Even more by the way, you don’t need to type these functions all the time. If you want to use these functions, you can first load them into R by typing source(“http://news.mrdwab.com/sample.size”) at the command prompt in R before you try to take the sample.

2 thoughts on “A sample size calculator function for R

  1. Susan Dean

    Hello,
    I am one of the authors of “Collaborative Statistics” and I am very impressed what you are doing with the book and R. Is there information about R and the calculator(s) that run it somewhere on your website? I would like to learn about it.

    Susan Dean

    Reply
    1. mrdwab

      Dear Susan,

      Thanks for the encouragement.
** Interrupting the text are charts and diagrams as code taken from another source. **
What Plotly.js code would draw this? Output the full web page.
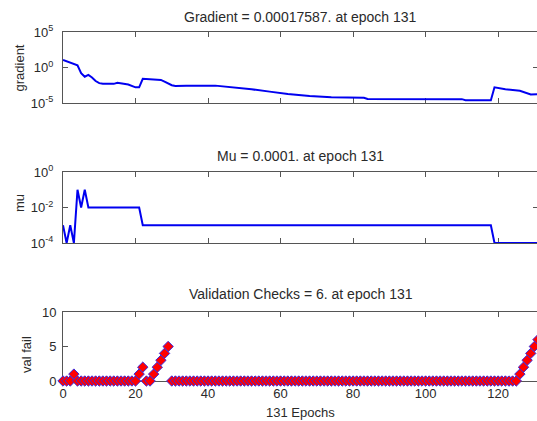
<!DOCTYPE html>
<html>
<head>
<meta charset="utf-8">
<script src="https://cdn.plot.ly/plotly-3.0.1.min.js"></script>
<style>
  html, body { margin: 0; padding: 0; overflow: hidden; background: #fff; }
  #chart { width: 540px; height: 421px; }
</style>
</head>
<body>
<div id="chart"></div>
<script>
// ---- data ----
const gradEpochs = [0, 3, 4, 5, 6, 7, 8, 9, 10, 11, 14, 15, 17, 18, 20, 21, 22, 26, 27, 28, 30, 31, 34, 42, 47, 52, 57, 62, 68, 74, 83, 84, 110, 111, 118, 119, 122, 126, 129, 131];
const gradValues = [11.5, 3.5, 2.0, 0.16, 0.05, 0.089, 0.04, 0.0126, 0.0063, 0.005, 0.005, 0.0071, 0.005, 0.004, 0.0016, 0.0016, 0.025, 0.022, 0.018, 0.01, 0.0032, 0.0025, 0.0028, 0.0028, 0.0016, 0.00085, 0.0004, 0.00019, 0.0001, 0.000063, 0.000056, 0.000038, 0.000035, 0.000025, 0.000024, 0.0016, 0.00085, 0.00054, 0.00016, 0.00017587];

const muEpochs = [0, 1, 2, 3, 4, 5, 6, 7, 21, 22, 118, 119, 131];
const muValues = [1e-3, 1e-4, 1e-3, 1e-4, 1e-1, 1e-2, 1e-1, 1e-2, 1e-2, 1e-3, 1e-3, 1e-4, 1e-4];

const valFail = [
  0, 0, 0, 1, 0, 0, 0, 0, 0, 0, 0, 0, 0, 0, 0, 0, 0, 0, 0, 0,
  0, 1, 2, 0, 0, 1, 2, 3, 4, 5,
  0, 0, 0, 0, 0, 0, 0, 0, 0, 0, 0, 0, 0, 0, 0, 0,
  0, 0, 0, 0, 0, 0, 0, 0, 0, 0, 0, 0, 0, 0, 0, 0,
  0, 0, 0, 0, 0, 0, 0, 0, 0, 0, 0, 0, 0, 0, 0, 0,
  0, 0, 0, 0, 0, 0, 0, 0, 0, 0, 0, 0, 0, 0, 0, 0,
  0, 0, 0, 0, 0, 0, 0, 0, 0, 0, 0, 0, 0, 0, 0, 0,
  0, 0, 0, 0, 0, 0, 0, 0, 0, 0, 0, 0, 0, 0, 0, 0,
  1, 2, 3, 4, 5, 6
];

const xTickVals = [0, 20, 40, 60, 80, 100, 120];
const xTickText = ['0', '20', '40', '60', '80', '100', '120'];
const gradTickVals = [1e-5, 1, 1e5];
const gradTickText = ['10<sup>-5</sup>', '10<sup>0</sup>', '10<sup>5</sup>'];
const muTickVals = [1e-4, 1e-2, 1];
const muTickText = ['10<sup>-4</sup>', '10<sup>-2</sup>', '10<sup>0</sup>'];
const valTickVals = [0, 5, 10];
const valTickText = ['0', '5', '10'];

const titles = ['Gradient = 0.00017587. at epoch 131', 'Mu = 0.0001. at epoch 131', 'Validation Checks = 6. at epoch 131'];
const yLabels = ['gradient', 'mu', 'val fail'];
const xLabel = '131 Epochs';

// ---- chart ----
const FONT = 'Liberation Sans, Arial, sans-serif';
const TXT = '#2a2a2a';
const AX = '#555';
const epochs = valFail.map((v, i) => i);

const traces = [
  { x: gradEpochs, y: gradValues, xaxis: 'x', yaxis: 'y', mode: 'lines',
    line: { color: '#0000f0', width: 2 }, hoverinfo: 'skip' },
  { x: muEpochs, y: muValues, xaxis: 'x2', yaxis: 'y2', mode: 'lines',
    line: { color: '#0000f0', width: 2 }, hoverinfo: 'skip' },
  { x: epochs, y: valFail, xaxis: 'x3', yaxis: 'y3', mode: 'markers', cliponaxis: false,
    marker: { symbol: 'diamond', size: 8, color: '#ff0000', line: { color: '#3a2ae0', width: 1 } },
    hoverinfo: 'skip' }
];

function xa(anchor, labels) {
  return {
    domain: [0, 1], anchor: anchor, range: [0, 131], showgrid: false, zeroline: false,
    showline: true, mirror: 'ticks', linecolor: AX, linewidth: 1,
    ticks: 'inside', ticklen: 5, tickcolor: AX, tickwidth: 1,
    tickvals: xTickVals, ticktext: xTickText, showticklabels: labels,
    tickfont: { family: FONT, size: 13, color: TXT }, layer: 'below traces'
  };
}
function ya(anchor, domain, type, range, tv, tt, standoff) {
  return {
    domain: domain, anchor: anchor, type: type, range: range, showgrid: false, zeroline: false,
    showline: true, mirror: 'ticks', linecolor: AX, linewidth: 1,
    ticks: 'inside', ticklen: 5, tickcolor: AX, tickwidth: 1,
    tickvals: tv, ticktext: tt, ticklabelstandoff: standoff,
    tickfont: { family: FONT, size: 13, color: TXT }, layer: 'below traces'
  };
}

const H = 349, BOT = 381, L = 63, W = 475;
const py = p => (BOT - p) / H;
const px = p => (p - L) / W;

function ann(text, x, y, size, angle) {
  return { text: text, xref: 'paper', yref: 'paper', x: x, y: y, xanchor: 'center', yanchor: 'middle',
    showarrow: false, textangle: angle || 0, font: { family: FONT, size: size, color: TXT } };
}

const layout = {
  width: 540, height: 421,
  margin: { l: 63, r: 2, t: 32, b: 40 },
  paper_bgcolor: '#fff', plot_bgcolor: '#fff',
  showlegend: false,
  xaxis: xa('y', false),
  xaxis2: xa('y2', false),
  xaxis3: xa('y3', true),
  yaxis: ya('x', [py(103), 1], 'log', [-5, 5], gradTickVals, gradTickText, 6),
  yaxis2: ya('x2', [py(243), py(172)], 'log', [-4, 0], muTickVals, muTickText, 6),
  yaxis3: ya('x3', [0, py(312)], 'linear', [0, 10], valTickVals, valTickText, 3),
  annotations: [
    ann(titles[0], 0.5, py(17), 14),
    ann(titles[1], 0.5, py(155.5), 14),
    ann(titles[2], 0.5, py(294), 14),
    ann(yLabels[0], px(19), py(68.5), 13, -90),
    ann(yLabels[1], px(19), py(203), 13, -90),
    ann(yLabels[2], px(26), py(355), 13, -90),
    ann(xLabel, 0.5, py(412), 13)
  ]
};

Plotly.newPlot('chart', traces, layout, { displayModeBar: false, staticPlot: true });
</script>
</body>
</html>
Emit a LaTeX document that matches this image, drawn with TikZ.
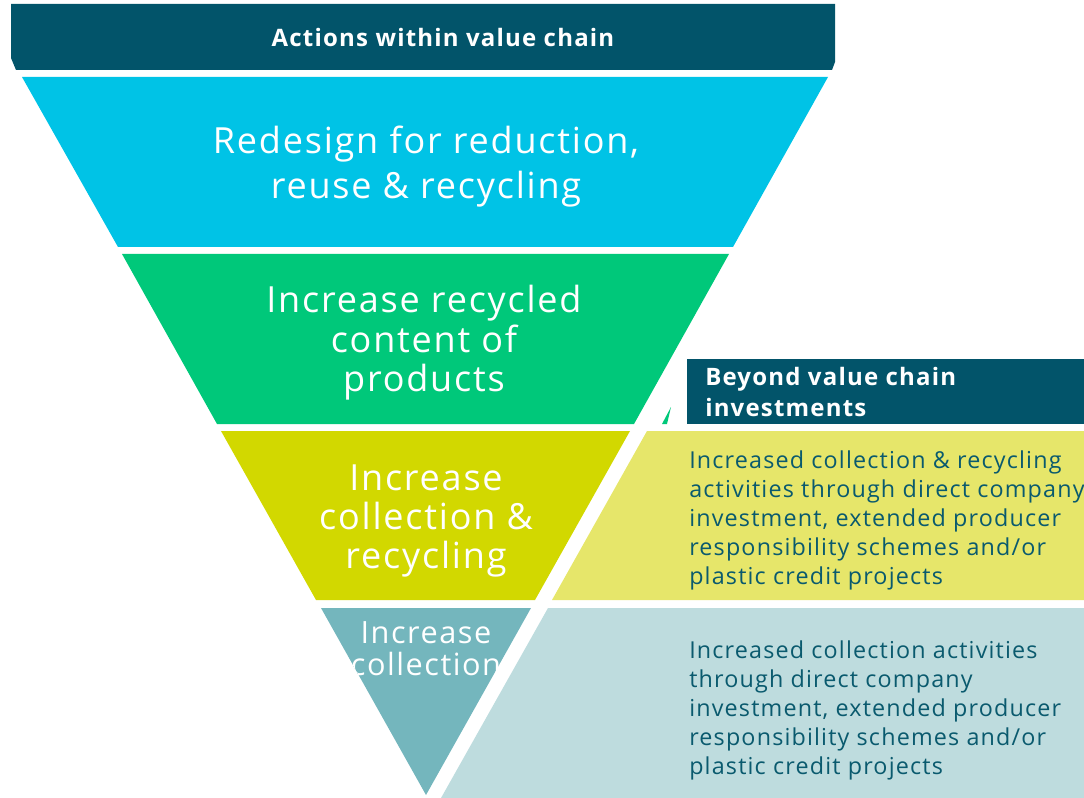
\documentclass[tikz,border=0pt]{standalone}
\usepackage{fontspec}
\setmainfont{Open Sans}[LetterSpace=5]
\definecolor{banner}{HTML}{02546A}
\definecolor{reduce}{HTML}{00C3E6}
\definecolor{recycled}{HTML}{00C87A}
\definecolor{collrec}{HTML}{D2D800}
\definecolor{coll}{HTML}{74B6BD}
\definecolor{collrecpanel}{HTML}{E6E66A}
\definecolor{collpanel}{HTML}{BEDCDE}
\definecolor{paneltextcol}{HTML}{0A5A6E}
\begin{document}
\begin{tikzpicture}[x=0.75pt,y=-0.75pt,
	bandtext/.style={text=white,align=center,inner sep=0pt},
	paneltext/.style={text=paneltextcol,align=left,anchor=west,inner sep=0pt,font=\fontsize{17.5}{21.75}\selectfont}]
	\useasboundingbox (0,0) rectangle (1084,798);
	
	\fill[banner] (11,4) -- (835,4) -- (835,62) -- (832,70) -- (16,70) -- (11,58) -- cycle;
	\node[bandtext,font=\fontsize{18}{20}\selectfont\bfseries] (actions) at (443,38) {Actions within value chain};
	
	\fill[reduce] (22,77) -- (828,77) -- (733,247) -- (118,247) -- cycle;
	\fill[recycled] (122,254) -- (729,254) -- (634,424) -- (217,424) -- cycle;
	\fill[recycled] (662,424) -- (671,407) -- (667,424) -- cycle;
	\fill[collrec] (221,431) -- (630,431) -- (535,600) -- (316,600) -- cycle;
	\fill[coll] (321,608) -- (531,608) -- (426,795) -- cycle;
	
	\node[bandtext,font=\fontsize{27}{33.75}\selectfont] (redesign) at (426,167) {Redesign for reduction,\\reuse \& recycling};
	\node[bandtext,font=\fontsize{27}{29.6}\selectfont] (recycledtxt) at (424,343) {Increase recycled\\content of\\products};
	\node[bandtext,font=\fontsize{27}{29.3}\selectfont] (collrectxt) at (426,521) {Increase\\collection \&\\recycling};
	\begin{scope}
		\clip (321,608) -- (531,608) -- (426,795) -- cycle;
		\node[bandtext,font=\fontsize{23}{24}\selectfont] (colltxt) at (426,649) {Increase\\collection};
	\end{scope}
	
	\fill[banner] (687,359) rectangle (1084,424);
	\node[bandtext,align=left,anchor=west,font=\fontsize{18}{23.25}\selectfont\bfseries] (beyond) at (705,392) {Beyond value chain\\investments};
	\fill[collrecpanel] (647,431) -- (1084,431) -- (1084,600) -- (552,600) -- cycle;
	\fill[collpanel] (548,608) -- (1084,608) -- (1084,798) -- (441,798) -- cycle;
	
	\node[paneltext] (collrecnote) at (689,520) {Increased collection \& recycling\\activities through direct company\\investment, extended producer\\responsibility schemes and/or\\plastic credit projects};
	\node[paneltext] (collnote) at (689,710) {Increased collection activities\\through direct company\\investment, extended producer\\responsibility schemes and/or\\plastic credit projects};
\end{tikzpicture}
\end{document}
I enjoy the “Collaborative Statistics” book and I’m planning on recommending it to the faculty that teaches statistics at the school I work at.

      The best place to start for information about R would be to visit the R Project’s home page (http://www.r-project.org) and download a copy of the software. Once you’ve gotten the software installed, there are many books and websites that might help you get started. I found SimpleR and Using R for Data Analysis and Graphics to be very useful. R in a Nutshell is also a great retail book.

      R is very syntax oriented (so, more like Stata than SPSS). As I have some experience programming, it’s more natural for me to use the command-line interface. (I actually use the SciViews-K extension for running R from within Komodo Edit.) But, if you prefer a more standard interface, there are several graphical user interfaces (GUIs) that might make the software easier to use. I like the combination of Deducer and JGR for most basic statistics, many people like the R Commander, and if you are using Linux, RKWard is great. Also, since you’re an educator, you’ might want to check out Revolution Analytics which offers a free version of their enterprise software to academics.

      I hope this is enough to get you started!